Most direct selling companies are not publicly traded, and so are somewhat less vulnerable to the specific tactics of these short sellers. Nonetheless, the misstatements and misunderstanding about our direct selling channel will continue to echo, and it is incumbent upon DSA and the entire industry to respond effectively, consistently and accurately to these false allegations about our channel. For the moment, regulators, legislators and public-policy makers have not been engaged and we at DSA are confident that the good work this industry has done over many years will hold us in good stead. Nor has the public at large paid particular attention to these unfounded attacks, which seem more relevant to a few financial behemoths than the average person on the street. But a continuing drumbeat of misinformation—however unreasonable—could eventually result in regulatory, financial and marketplace consequences.
DSA and its members are engaged in a multifaceted strategy to respond, and we will be sharing more details with DSA members.
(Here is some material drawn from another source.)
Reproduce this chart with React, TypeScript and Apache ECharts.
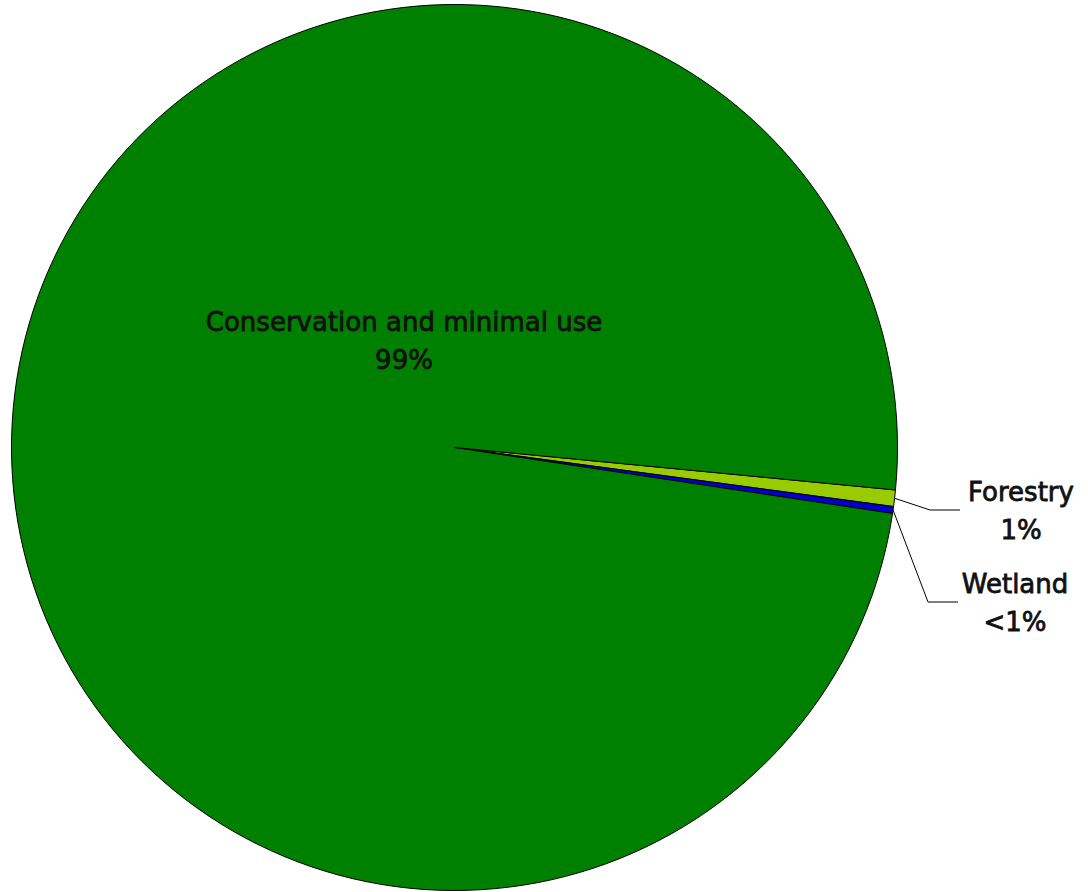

That strategy, already underway, involves:
- Arming our members with accurate information and rebuttals to possible charges
- Continued data gathering and research in support of the industry
- Outreach to major press outlets to better inform these opinion-shapers
- Outreach to lawmakers at the federal and state levels to preempt any possible errant and misguided legal efforts to regulate or even prohibit legitimate direct selling
- Pursuit of effective anti-pyramid law that clearly defines pyramids and makes clear our legitimacy
- Mobilization of our almost 16 million salesforce members to speak in support of the industry
- Identification of those non-direct selling opinion and thought leaders who support direct selling and understand its importance to the American community
- Education of the financial community
Senior leadership of DSA companies understand this common danger and have come together to respond. Our response will no doubt be continuing and strengthened. As Father Sheridan might have said, “Vis unita fortior” — “Union is strength.”
Joseph N. Mariano is President of the U.S. Direct Selling Association.